• **Directions**:
Reproduce every line of the listing as written, apart from the pictures.

• **Provided material**:
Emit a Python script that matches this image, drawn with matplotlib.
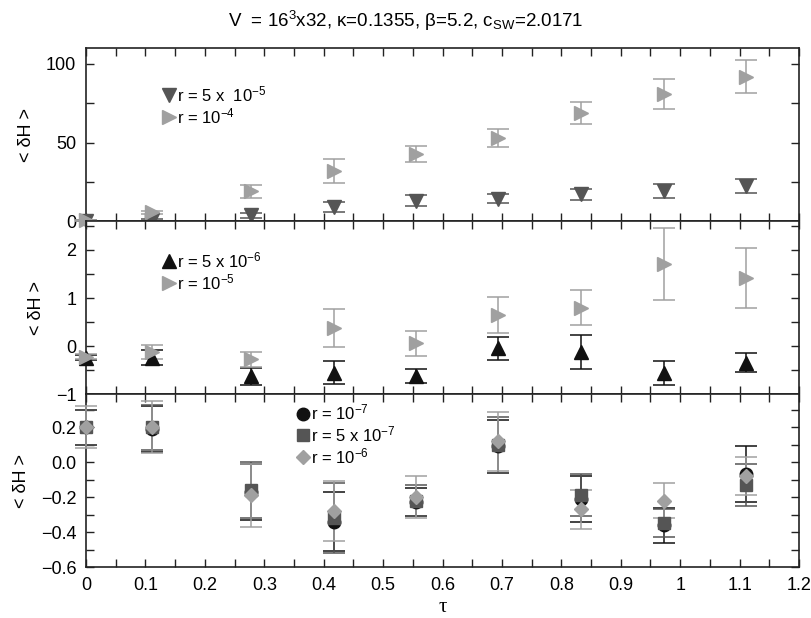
import matplotlib.pyplot as plt
from matplotlib.ticker import MultipleLocator

plt.rcParams['font.family'] = ['Liberation Sans', 'DejaVu Sans']
plt.rcParams['mathtext.default'] = 'regular'

# trajectory lengths
tau = [0.0, 0.111, 0.278, 0.417, 0.556, 0.694, 0.833, 0.972, 1.111]

# top panel
dh_5e5 = [0.3, 0.8, 3.8, 9.0, 12.9, 14.4, 17.0, 19.2, 22.2]
err_5e5 = [0.5, 0.8, 1.5, 3.0, 3.5, 3.0, 3.5, 4.5, 4.5]
dh_1e4 = [0.5, 5.5, 19.0, 31.7, 42.9, 52.9, 68.9, 81.0, 92.0]
err_1e4 = [0.5, 1.0, 4.0, 7.7, 5.0, 5.7, 7.0, 9.5, 10.3]

# middle panel
dh_5e6 = [-0.24, -0.24, -0.63, -0.56, -0.62, -0.05, -0.13, -0.57, -0.35]
err_5e6 = [0.05, 0.15, 0.18, 0.24, 0.15, 0.24, 0.35, 0.25, 0.20]
dh_1e5 = [-0.22, -0.12, -0.28, 0.38, 0.06, 0.65, 0.80, 1.70, 1.42]
err_1e5 = [0.05, 0.15, 0.15, 0.39, 0.26, 0.38, 0.37, 0.75, 0.63]

# bottom panel
dh_1e7 = [0.20, 0.19, -0.17, -0.34, -0.23, 0.09, -0.21, -0.36, -0.07]
err_1e7 = [0.10, 0.13, 0.16, 0.17, 0.08, 0.15, 0.13, 0.10, 0.16]
dh_5e7 = [0.20, 0.20, -0.16, -0.32, -0.22, 0.10, -0.19, -0.35, -0.13]
err_5e7 = [0.10, 0.13, 0.16, 0.20, 0.09, 0.16, 0.12, 0.08, 0.12]
dh_1e6 = [0.20, 0.20, -0.19, -0.28, -0.20, 0.12, -0.27, -0.22, -0.08]
err_1e6 = [0.12, 0.15, 0.18, 0.17, 0.12, 0.17, 0.11, 0.10, 0.11]

labels_top = [r'r = 5 x  10$^{-5}$', r'r = 10$^{-4}$']
labels_mid = [r'r = 5 x 10$^{-6}$', r'r = 10$^{-5}$']
labels_bot = [r'r = 10$^{-7}$', r'r = 5 x 10$^{-7}$', r'r = 10$^{-6}$']

black = '#111111'
dark = '#555555'
light = '#a0a0a0'

fig, axes = plt.subplots(3, 1, sharex=True, figsize=(8.12, 6.18), dpi=100)
fig.subplots_adjust(left=0.106, right=0.984, top=0.922, bottom=0.0825, hspace=0)
ax1, ax2, ax3 = axes


def series(ax, y, e, color, marker, ms):
    c = ax.errorbar(tau, y, yerr=e, fmt=marker, color=color, ecolor=color,
                    ms=ms, capsize=8, elinewidth=1.1, capthick=1.1, mec=color,
                    clip_on=False, zorder=3)
    return c[0]


def add_legend(ax, handles, labels, anchor):
    ax.legend(handles, labels, loc='upper left', bbox_to_anchor=anchor,
              frameon=False, handlelength=0.6, handletextpad=0.2,
              labelspacing=0.12, borderaxespad=0, fontsize=12)


h1 = series(ax1, dh_5e5, err_5e5, dark, 'v', 10)
h2 = series(ax1, dh_1e4, err_1e4, light, '>', 10)
add_legend(ax1, [h1, h2], labels_top, (0.1, 0.83))

h3 = series(ax2, dh_5e6, err_5e6, black, '^', 10)
h4 = series(ax2, dh_1e5, err_1e5, light, '>', 10)
add_legend(ax2, [h3, h4], labels_mid, (0.1, 0.87))

h5 = series(ax3, dh_1e7, err_1e7, black, 'o', 9)
h6 = series(ax3, dh_5e7, err_5e7, dark, 's', 8)
h7 = series(ax3, dh_1e6, err_1e6, light, 'D', 7.5)
add_legend(ax3, [h5, h6, h7], labels_bot, (0.288, 0.99))

ax1.set_ylim(0, 110)
ax1.yaxis.set_major_locator(MultipleLocator(50))
ax1.yaxis.set_minor_locator(MultipleLocator(25))

ax2.set_ylim(-1, 2.6)
ax2.yaxis.set_major_locator(MultipleLocator(1))
ax2.yaxis.set_minor_locator(MultipleLocator(0.5))

ax3.set_ylim(-0.6, 0.39)
ax3.yaxis.set_major_locator(MultipleLocator(0.2))
ax3.yaxis.set_minor_locator(MultipleLocator(0.1))

ax3.set_xlim(0, 1.2)
ax3.xaxis.set_minor_locator(MultipleLocator(0.05))
ax3.set_xticks([0, 0.1, 0.2, 0.3, 0.4, 0.5, 0.6, 0.7, 0.8, 0.9, 1, 1.1, 1.2])
ax3.set_xticklabels(['0', '0.1', '0.2', '0.3', '0.4', '0.5', '0.6', '0.7',
                     '0.8', '0.9', '1', '1.1', '1.2'])

for ax in axes:
    ax.tick_params(which='both', direction='in', top=True, right=True,
                   labelsize=13, color='#222222', pad=7)
    ax.tick_params(which='major', length=6, width=1)
    ax.tick_params(which='minor', length=6, width=1)
    ax.set_ylabel('< δH >', fontsize=13, labelpad=8)
    for s in ax.spines.values():
        s.set_color('#222222')
        s.set_linewidth(1.2)

ax3.set_xlabel('τ', fontsize=15, family=['Liberation Serif', 'DejaVu Serif'],
               labelpad=3)
fig.suptitle(r'V  = 16$^3$x32, κ=0.1355, β=5.2, c$_{SW}$=2.0171',
             fontsize=13.5, y=0.985)

plt.savefig('out.png', dpi=100)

• **Output of the task**:
Emit a Python script that matches this image, drawn with matplotlib.
import matplotlib.pyplot as plt
from matplotlib.ticker import MultipleLocator

plt.rcParams['font.family'] = ['Liberation Sans', 'DejaVu Sans']
plt.rcParams['mathtext.default'] = 'regular'

# trajectory lengths
tau = [0.0, 0.111, 0.278, 0.417, 0.556, 0.694, 0.833, 0.972, 1.111]

# top panel
dh_5e5 = [0.3, 0.8, 3.8, 9.0, 12.9, 14.4, 17.0, 19.2, 22.2]
err_5e5 = [0.5, 0.8, 1.5, 3.0, 3.5, 3.0, 3.5, 4.5, 4.5]
dh_1e4 = [0.5, 5.5, 19.0, 31.7, 42.9, 52.9, 68.9, 81.0, 92.0]
err_1e4 = [0.5, 1.0, 4.0, 7.7, 5.0, 5.7, 7.0, 9.5, 10.3]

# middle panel
dh_5e6 = [-0.24, -0.24, -0.63, -0.56, -0.62, -0.05, -0.13, -0.57, -0.35]
err_5e6 = [0.05, 0.15, 0.18, 0.24, 0.15, 0.24, 0.35, 0.25, 0.20]
dh_1e5 = [-0.22, -0.12, -0.28, 0.38, 0.06, 0.65, 0.80, 1.70, 1.42]
err_1e5 = [0.05, 0.15, 0.15, 0.39, 0.26, 0.38, 0.37, 0.75, 0.63]

# bottom panel
dh_1e7 = [0.20, 0.19, -0.17, -0.34, -0.23, 0.09, -0.21, -0.36, -0.07]
err_1e7 = [0.10, 0.13, 0.16, 0.17, 0.08, 0.15, 0.13, 0.10, 0.16]
dh_5e7 = [0.20, 0.20, -0.16, -0.32, -0.22, 0.10, -0.19, -0.35, -0.13]
err_5e7 = [0.10, 0.13, 0.16, 0.20, 0.09, 0.16, 0.12, 0.08, 0.12]
dh_1e6 = [0.20, 0.20, -0.19, -0.28, -0.20, 0.12, -0.27, -0.22, -0.08]
err_1e6 = [0.12, 0.15, 0.18, 0.17, 0.12, 0.17, 0.11, 0.10, 0.11]

labels_top = [r'r = 5 x  10$^{-5}$', r'r = 10$^{-4}$']
labels_mid = [r'r = 5 x 10$^{-6}$', r'r = 10$^{-5}$']
labels_bot = [r'r = 10$^{-7}$', r'r = 5 x 10$^{-7}$', r'r = 10$^{-6}$']

black = '#111111'
dark = '#555555'
light = '#a0a0a0'

fig, axes = plt.subplots(3, 1, sharex=True, figsize=(8.12, 6.18), dpi=100)
fig.subplots_adjust(left=0.106, right=0.984, top=0.922, bottom=0.0825, hspace=0)
ax1, ax2, ax3 = axes


def series(ax, y, e, color, marker, ms):
    c = ax.errorbar(tau, y, yerr=e, fmt=marker, color=color, ecolor=color,
                    ms=ms, capsize=8, elinewidth=1.1, capthick=1.1, mec=color,
                    clip_on=False, zorder=3)
    return c[0]


def add_legend(ax, handles, labels, anchor):
    ax.legend(handles, labels, loc='upper left', bbox_to_anchor=anchor,
              frameon=False, handlelength=0.6, handletextpad=0.2,
              labelspacing=0.12, borderaxespad=0, fontsize=12)


h1 = series(ax1, dh_5e5, err_5e5, dark, 'v', 10)
h2 = series(ax1, dh_1e4, err_1e4, light, '>', 10)
add_legend(ax1, [h1, h2], labels_top, (0.1, 0.83))

h3 = series(ax2, dh_5e6, err_5e6, black, '^', 10)
h4 = series(ax2, dh_1e5, err_1e5, light, '>', 10)
add_legend(ax2, [h3, h4], labels_mid, (0.1, 0.87))

h5 = series(ax3, dh_1e7, err_1e7, black, 'o', 9)
h6 = series(ax3, dh_5e7, err_5e7, dark, 's', 8)
h7 = series(ax3, dh_1e6, err_1e6, light, 'D', 7.5)
add_legend(ax3, [h5, h6, h7], labels_bot, (0.288, 0.99))

ax1.set_ylim(0, 110)
ax1.yaxis.set_major_locator(MultipleLocator(50))
ax1.yaxis.set_minor_locator(MultipleLocator(25))

ax2.set_ylim(-1, 2.6)
ax2.yaxis.set_major_locator(MultipleLocator(1))
ax2.yaxis.set_minor_locator(MultipleLocator(0.5))

ax3.set_ylim(-0.6, 0.39)
ax3.yaxis.set_major_locator(MultipleLocator(0.2))
ax3.yaxis.set_minor_locator(MultipleLocator(0.1))

ax3.set_xlim(0, 1.2)
ax3.xaxis.set_minor_locator(MultipleLocator(0.05))
ax3.set_xticks([0, 0.1, 0.2, 0.3, 0.4, 0.5, 0.6, 0.7, 0.8, 0.9, 1, 1.1, 1.2])
ax3.set_xticklabels(['0', '0.1', '0.2', '0.3', '0.4', '0.5', '0.6', '0.7',
                     '0.8', '0.9', '1', '1.1', '1.2'])

for ax in axes:
    ax.tick_params(which='both', direction='in', top=True, right=True,
                   labelsize=13, color='#222222', pad=7)
    ax.tick_params(which='major', length=6, width=1)
    ax.tick_params(which='minor', length=6, width=1)
    ax.set_ylabel('< δH >', fontsize=13, labelpad=8)
    for s in ax.spines.values():
        s.set_color('#222222')
        s.set_linewidth(1.2)

ax3.set_xlabel('τ', fontsize=15, family=['Liberation Serif', 'DejaVu Serif'],
               labelpad=3)
fig.suptitle(r'V  = 16$^3$x32, κ=0.1355, β=5.2, c$_{SW}$=2.0171',
             fontsize=13.5, y=0.985)

plt.savefig('out.png', dpi=100)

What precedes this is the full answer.